For students with no background in Romani, this course unit gives an overview of current issues in the study of the Romani (or "Gypsy") language and its many dialects. It combines methodologies in historical linguistics, descriptive linguistics, language typology, language contact, dialectology, and sociolinguistics.

Students with some background in Romani (e.g. students who have taken the UG `Introduction to Romani linguistics') may take this course unit and specialise in a particular field of Romani-related research.

Learning outcomes

At the end of the course unit, students will have gained basic familiarity with the structures of Romani, familiarity with current trends and discussions in Romani linguistics, and an opportunity to implement methodology in the aforementioned areas. Students with prior familiarity with Romani will have conducted more specialised research into a topic of thir choice.


Coursework can focus on either general, or selected, and thematically more specific reading on any of the following topics or topic combinations: the Indic origins of Romani, dialect diversity, phonology, selected issues in morphology and syntax, syntactic typology and the impact of language contact, grammatical borrowing, present-day bilingualism and codeswitching, status and codification efforts, and the impact of Romani on secret jargons and mixed languages.

Key skills

Planning and executing a project in a group or individually, setting goals and targets, independent research, using feedback to improve performance, selecting strategies and resources to complete a task, word processing skills, and use of internet resources are all central components of the course unit.

Teaching methods

As a Directed Reading course, the principal method of teaching is personal supervision (normally 4-5 fixed meetings during the semester, with additional consultation as required). Depending on the number of students taking the course, up to 3-4 group tutorials may be arranged. Lectures usually take place in Semester 1. As a directed reading course, students may choose this course unit in either Semester 1 or Semester 2.


Students will submit a written essay of approximately 3500-4000 words at the end of the semester. Students are particularly encouraged to carry out original research based on a set of data that can be provided by the Romani project, but other topics are also welcome, and topic suggestions will be made to students based on the students' own range of interests.

Selected reading

  • Matras, Yaron. 2002. Romani: A linguistic introduction. Cambridge: Cambridge University Press.
  • Elsík, V. & Matras, Y., eds. 2000. Grammatical relations in Romani: The noun phrase. Amsterdam: John Benjamins.
  • Schrammel, Barbara & Halwachs, Dieter W., eds. General and applied Romani linguistics. Munich: Lincom Europa.
  • Matras, Yaron, ed. 1998. The Romani element in non-standard speech. Wiesbaden: Harrassowitz.
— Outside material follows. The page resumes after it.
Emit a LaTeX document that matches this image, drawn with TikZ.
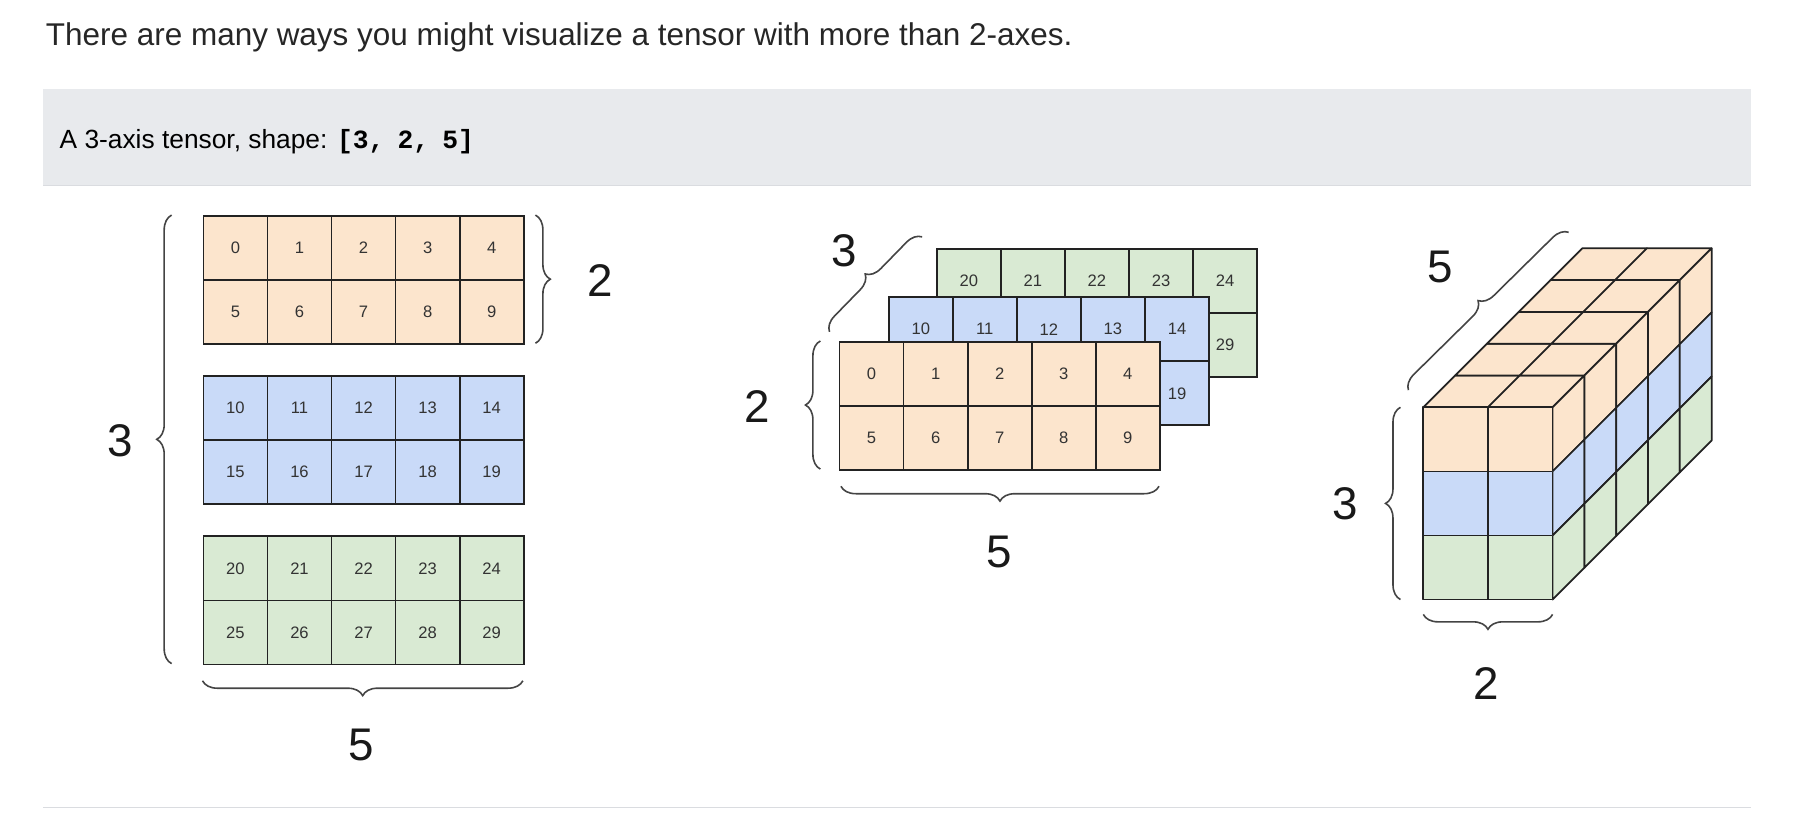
\documentclass[tikz,border=0pt]{standalone}
\usepackage{fontspec}
\setmainfont{Liberation Sans}
\setmonofont{Liberation Mono}
\usetikzlibrary{decorations.pathreplacing}
\definecolor{cor}{HTML}{FCE5CD}
\definecolor{cbl}{HTML}{C9DAF8}
\definecolor{cgr}{HTML}{D9EAD3}
\definecolor{lc}{HTML}{222222}
\definecolor{txt}{HTML}{333333}
\definecolor{bc}{HTML}{444444}
\definecolor{bar}{HTML}{E8EAED}
\definecolor{rule}{HTML}{DADCE0}
\newcommand\tgrid[5]{%
  \foreach \r in {0,1} {\foreach \c in {0,...,4} {%
    \pgfmathtruncatemacro\v{#4+5*\r+\c}%
    \node[cell,fill=#3,anchor=north west] (#5\v) at ({#1+56*\c},{#2+56*\r}) {\v};}}}
\begin{document}
\begin{tikzpicture}[x=1pt,y=-1pt,
  cell/.style={draw=lc,line width=1.5pt,minimum width=56pt,minimum height=56pt,inner sep=0pt,font=\fontsize{14.5}{14.5}\selectfont,text=txt},
  br/.style={decorate,decoration={brace,amplitude=13pt},draw=bc,line width=1.4pt},
  big/.style={font=\fontsize{40}{40}\selectfont,text=black!90},
  cf/.style={draw=lc,line width=1.5pt,line join=round}]
\useasboundingbox (0,0) rectangle (1568,731);
\node[anchor=base west,inner sep=0pt,font=\fontsize{27.5}{27.5}\selectfont,text=black!85] (title) at (40,40) {There are many ways you might visualize a tensor with more than 2-axes.};
\fill[bar] (38,78) rectangle (1530,162);
\draw[rule,line width=1pt] (38,162) -- (1530,162);
\draw[rule,line width=1pt] (38,706) -- (1530,706);
\node[anchor=base west,inner sep=0pt,font=\fontsize{23}{23}\selectfont] (cap) at (52,130) {A 3-axis tensor, shape: \texttt{\bfseries [3,\,\,\,2,\,\,\,5]}};
% left
\tgrid{177}{188}{cor}{0}{a}
\tgrid{177}{328}{cbl}{10}{a}
\tgrid{177}{468}{cgr}{20}{a}
\coordinate (l3a) at (150,580); \coordinate (l3b) at (150,188);
\draw[br] (l3a) -- (l3b);
\node[big] (t3) at (105,385) {3};
\coordinate (l2a) at (468,188); \coordinate (l2b) at (468,300);
\draw[br] (l2a) -- (l2b);
\node[big] (t2) at (525,245) {2};
\coordinate (l5a) at (457,595); \coordinate (l5b) at (177,595);
\draw[br] (l5a) -- (l5b);
\node[big] (t5) at (316,651) {5};
% middle
\tgrid{818}{217}{cgr}{20}{g}
\tgrid{776}{259}{cbl}{10}{b}
\tgrid{733}{298}{cor}{0}{o}
\coordinate (m3a) at (725,290); \coordinate (m3b) at (806,207);
\draw[br] (m3a) -- (m3b);
\node[big] (u3) at (738,219) {3};
\coordinate (m2a) at (717,410); \coordinate (m2b) at (717,298);
\draw[br] (m2a) -- (m2b);
\node[big] (u2) at (662,355) {2};
\coordinate (m5a) at (1013,425); \coordinate (m5b) at (735,425);
\draw[br] (m5a) -- (m5b);
\node[big] (u5) at (873,482) {5};
% cube
\def\w{56.5}\def\h{56}\def\d{27.8}
\foreach \i in {0,1} {\foreach \k in {0,...,4} {
  \filldraw[cf,fill=cor] ({1244+\w*\i+\d*\k},{356-\d*\k}) -- ++(\w,0) -- ++(\d,-\d) -- ++(-\w,0) -- cycle;}}
\foreach \j/\col in {0/cor,1/cbl,2/cgr} {\foreach \k in {0,...,4} {
  \filldraw[cf,fill=\col] ({1357+\d*\k},{356+\h*\j-\d*\k}) -- ++(\d,-\d) -- ++(0,\h) -- ++(-\d,\d) -- cycle;}
  \foreach \i in {0,1} {
  \filldraw[cf,fill=\col] ({1244+\w*\i},{356+\h*\j}) rectangle ++(\w,\h);}}
\coordinate (c5a) at (1231,341); \coordinate (c5b) at (1371,203);
\draw[br] (c5a) -- (c5b);
\node[big] (v5) at (1259,233) {5};
\coordinate (c3a) at (1224,524); \coordinate (c3b) at (1224,356);
\draw[br] (c3a) -- (c3b);
\node[big] (v3) at (1176,440) {3};
\coordinate (c2a) at (1357,537); \coordinate (c2b) at (1244,537);
\draw[br] (c2a) -- (c2b);
\node[big] (v2) at (1299,597) {2};
\end{tikzpicture}
\end{document}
M.A. dissertations on any topic in Romani linguistics are welcome. Possible topics include

  • A grammatical sketch of a Romani variety, based on original material contained in the Romani project archive. Datasets can be selected for you which have not yet been analysed; you will be the first to work with this material, and if you do a good job, there is a possibility of publishing the results as a project working paper, or in one of the affiliated publications.
  • Do your own fieldwork on a variety of Romani. You don’t necessarily have to travel abroad – there are many Romani speakers in the Manchester area.
  • Apply a theoretical model or a topic that attracted you in another lecture, to Romani: e.g. typology, language ideology, grammatical change, language contact.